Without the images, write out the whole listing exactly.

.....

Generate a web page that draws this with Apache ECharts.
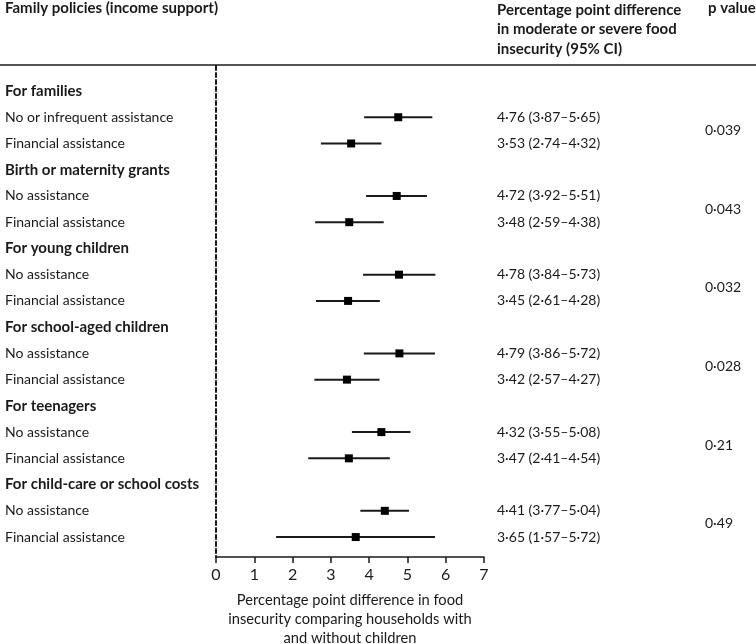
<!DOCTYPE html>
<html><head><meta charset="utf-8">
<script src="https://cdn.jsdelivr.net/npm/echarts@6/dist/echarts.min.js"></script>
<style>html,body{margin:0;padding:0;background:#fff}#c{width:756px;height:644px}</style>
</head><body><div id="c"></div>
<script>
const groups = ['For families','Birth or maternity grants','For young children','For school-aged children','For teenagers','For child-care or school costs'];
const rowLabels = [
  ['No or infrequent assistance','Financial assistance'],
  ['No assistance','Financial assistance'],
  ['No assistance','Financial assistance'],
  ['No assistance','Financial assistance'],
  ['No assistance','Financial assistance'],
  ['No assistance','Financial assistance']
];
const estimates = [4.76,3.53,4.72,3.48,4.78,3.45,4.79,3.42,4.32,3.47,4.41,3.65];
const lower     = [3.87,2.74,3.92,2.59,3.84,2.61,3.86,2.57,3.55,2.41,3.77,1.57];
const upper     = [5.65,4.32,5.51,4.38,5.73,4.28,5.72,4.27,5.08,4.54,5.04,5.72];
const pValues   = ['0·039','0·043','0·032','0·028','0·21','0·49'];
const xTicks    = [0,1,2,3,4,5,6,7];

const FONT = 'Lato';
const fmt = v => v.toFixed(2).replace('.', '·');

const textRows = [];
const ciRows = [];
const pRows = [];
let r = 0, k = 0;
groups.forEach((g, gi) => {
  textRows.push([r, g, 1]); r++;
  const startRow = r;
  rowLabels[gi].forEach(lbl => {
    textRows.push([r, lbl, 0]);
    ciRows.push([estimates[k], lower[k], upper[k], r, fmt(estimates[k]) + ' (' + fmt(lower[k]) + '–' + fmt(upper[k]) + ')']);
    k++; r++;
  });
  pRows.push([(startRow + r - 1) / 2, pValues[gi]]);
});

const chart = echarts.init(document.getElementById('c'));
const dark = '#1a1a1a';
chart.setOption({
  animation: false,
  grid: { left: 216, right: 272, top: 66, bottom: 87, containLabel: false, outerBoundsMode: 'none' },
  xAxis: {
    type: 'value', min: 0, max: 7, interval: 1, position: 'bottom',
    axisLine: { show: true, onZero: false, lineStyle: { color: dark, width: 1.5 } },
    axisTick: { show: true, length: 6, lineStyle: { color: dark, width: 1.5 } },
    axisLabel: { fontFamily: FONT, fontSize: 16, color: dark, margin: 10,
      formatter: v => xTicks.includes(v) ? String(v) : '' },
    splitLine: { show: false },
    name: 'Percentage point difference in food\ninsecurity comparing households with\nand without children',
    nameLocation: 'middle', nameGap: 34,
    nameTextStyle: { fontFamily: FONT, fontSize: 14.7, color: dark, lineHeight: 19, verticalAlign: 'top' }
  },
  yAxis: {
    type: 'value', inverse: true, min: -0.953, max: 17.76,
    axisLine: { show: true, onZero: false, lineStyle: { color: dark, width: 2, type: [4, 3] } },
    axisTick: { show: false }, axisLabel: { show: false }, splitLine: { show: false }
  },
  graphic: [
    { type: 'text', left: 5, top: 1, style: { text: 'Family policies (income support)', font: 'bold 15px ' + FONT, fill: dark } },
    { type: 'text', left: 497, top: 0, style: { text: 'Percentage point difference\nin moderate or severe food\ninsecurity (95% CI)', font: 'bold 15px ' + FONT, fill: dark, lineHeight: 19.5 } },
    { type: 'text', left: 708, top: 1, style: { text: 'p value', font: 'bold 15px ' + FONT, fill: dark } },
    { type: 'line', shape: { x1: 0, y1: 65, x2: 756, y2: 65 }, style: { stroke: dark, lineWidth: 1.5 } }
  ],
  series: [
    {
      type: 'custom', data: ciRows,
      renderItem: (params, api) => {
        const a = api.coord([api.value(1), api.value(3)]);
        const b = api.coord([api.value(2), api.value(3)]);
        const c = api.coord([api.value(0), api.value(3)]);
        const s = 8;
        return { type: 'group', children: [
          { type: 'line', shape: { x1: a[0], y1: a[1], x2: b[0], y2: b[1] }, style: { stroke: dark, lineWidth: 2 } },
          { type: 'rect', shape: { x: c[0] - s/2, y: c[1] - s/2, width: s, height: s }, style: { fill: '#000' } },
          { type: 'text', x: 497, y: c[1], style: { text: ciRows[params.dataIndex][4], font: '14px ' + FONT, fill: dark, verticalAlign: 'middle', align: 'left' } }
        ] };
      },
      encode: { x: 0, y: 3 }
    },
    {
      type: 'custom', data: textRows,
      renderItem: (params, api) => {
        const p = api.coord([0, api.value(0)]);
        const bold = textRows[params.dataIndex][2];
        return { type: 'text', x: 5, y: p[1], style: { text: textRows[params.dataIndex][1], font: (bold ? 'bold 15px ' : '14px ') + FONT, fill: dark, verticalAlign: 'middle', align: 'left' } };
      },
      encode: { y: 0 }
    },
    {
      type: 'custom', data: pRows,
      renderItem: (params, api) => {
        const p = api.coord([0, api.value(0)]);
        return { type: 'text', x: 705, y: p[1], style: { text: pRows[params.dataIndex][1], font: '14px ' + FONT, fill: dark, verticalAlign: 'middle', align: 'left' } };
      },
      encode: { y: 0 }
    }
  ]
});
</script></body></html>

.....

Output of the task
Generate a web page that draws this with Apache ECharts.
<!DOCTYPE html>
<html><head><meta charset="utf-8">
<script src="https://cdn.jsdelivr.net/npm/echarts@6/dist/echarts.min.js"></script>
<style>html,body{margin:0;padding:0;background:#fff}#c{width:756px;height:644px}</style>
</head><body><div id="c"></div>
<script>
const groups = ['For families','Birth or maternity grants','For young children','For school-aged children','For teenagers','For child-care or school costs'];
const rowLabels = [
  ['No or infrequent assistance','Financial assistance'],
  ['No assistance','Financial assistance'],
  ['No assistance','Financial assistance'],
  ['No assistance','Financial assistance'],
  ['No assistance','Financial assistance'],
  ['No assistance','Financial assistance']
];
const estimates = [4.76,3.53,4.72,3.48,4.78,3.45,4.79,3.42,4.32,3.47,4.41,3.65];
const lower     = [3.87,2.74,3.92,2.59,3.84,2.61,3.86,2.57,3.55,2.41,3.77,1.57];
const upper     = [5.65,4.32,5.51,4.38,5.73,4.28,5.72,4.27,5.08,4.54,5.04,5.72];
const pValues   = ['0·039','0·043','0·032','0·028','0·21','0·49'];
const xTicks    = [0,1,2,3,4,5,6,7];

const FONT = 'Lato';
const fmt = v => v.toFixed(2).replace('.', '·');

const textRows = [];
const ciRows = [];
const pRows = [];
let r = 0, k = 0;
groups.forEach((g, gi) => {
  textRows.push([r, g, 1]); r++;
  const startRow = r;
  rowLabels[gi].forEach(lbl => {
    textRows.push([r, lbl, 0]);
    ciRows.push([estimates[k], lower[k], upper[k], r, fmt(estimates[k]) + ' (' + fmt(lower[k]) + '–' + fmt(upper[k]) + ')']);
    k++; r++;
  });
  pRows.push([(startRow + r - 1) / 2, pValues[gi]]);
});

const chart = echarts.init(document.getElementById('c'));
const dark = '#1a1a1a';
chart.setOption({
  animation: false,
  grid: { left: 216, right: 272, top: 66, bottom: 87, containLabel: false, outerBoundsMode: 'none' },
  xAxis: {
    type: 'value', min: 0, max: 7, interval: 1, position: 'bottom',
    axisLine: { show: true, onZero: false, lineStyle: { color: dark, width: 1.5 } },
    axisTick: { show: true, length: 6, lineStyle: { color: dark, width: 1.5 } },
    axisLabel: { fontFamily: FONT, fontSize: 16, color: dark, margin: 10,
      formatter: v => xTicks.includes(v) ? String(v) : '' },
    splitLine: { show: false },
    name: 'Percentage point difference in food\ninsecurity comparing households with\nand without children',
    nameLocation: 'middle', nameGap: 34,
    nameTextStyle: { fontFamily: FONT, fontSize: 14.7, color: dark, lineHeight: 19, verticalAlign: 'top' }
  },
  yAxis: {
    type: 'value', inverse: true, min: -0.953, max: 17.76,
    axisLine: { show: true, onZero: false, lineStyle: { color: dark, width: 2, type: [4, 3] } },
    axisTick: { show: false }, axisLabel: { show: false }, splitLine: { show: false }
  },
  graphic: [
    { type: 'text', left: 5, top: 1, style: { text: 'Family policies (income support)', font: 'bold 15px ' + FONT, fill: dark } },
    { type: 'text', left: 497, top: 0, style: { text: 'Percentage point difference\nin moderate or severe food\ninsecurity (95% CI)', font: 'bold 15px ' + FONT, fill: dark, lineHeight: 19.5 } },
    { type: 'text', left: 708, top: 1, style: { text: 'p value', font: 'bold 15px ' + FONT, fill: dark } },
    { type: 'line', shape: { x1: 0, y1: 65, x2: 756, y2: 65 }, style: { stroke: dark, lineWidth: 1.5 } }
  ],
  series: [
    {
      type: 'custom', data: ciRows,
      renderItem: (params, api) => {
        const a = api.coord([api.value(1), api.value(3)]);
        const b = api.coord([api.value(2), api.value(3)]);
        const c = api.coord([api.value(0), api.value(3)]);
        const s = 8;
        return { type: 'group', children: [
          { type: 'line', shape: { x1: a[0], y1: a[1], x2: b[0], y2: b[1] }, style: { stroke: dark, lineWidth: 2 } },
          { type: 'rect', shape: { x: c[0] - s/2, y: c[1] - s/2, width: s, height: s }, style: { fill: '#000' } },
          { type: 'text', x: 497, y: c[1], style: { text: ciRows[params.dataIndex][4], font: '14px ' + FONT, fill: dark, verticalAlign: 'middle', align: 'left' } }
        ] };
      },
      encode: { x: 0, y: 3 }
    },
    {
      type: 'custom', data: textRows,
      renderItem: (params, api) => {
        const p = api.coord([0, api.value(0)]);
        const bold = textRows[params.dataIndex][2];
        return { type: 'text', x: 5, y: p[1], style: { text: textRows[params.dataIndex][1], font: (bold ? 'bold 15px ' : '14px ') + FONT, fill: dark, verticalAlign: 'middle', align: 'left' } };
      },
      encode: { y: 0 }
    },
    {
      type: 'custom', data: pRows,
      renderItem: (params, api) => {
        const p = api.coord([0, api.value(0)]);
        return { type: 'text', x: 705, y: p[1], style: { text: pRows[params.dataIndex][1], font: '14px ' + FONT, fill: dark, verticalAlign: 'middle', align: 'left' } };
      },
      encode: { y: 0 }
    }
  ]
});
</script></body></html>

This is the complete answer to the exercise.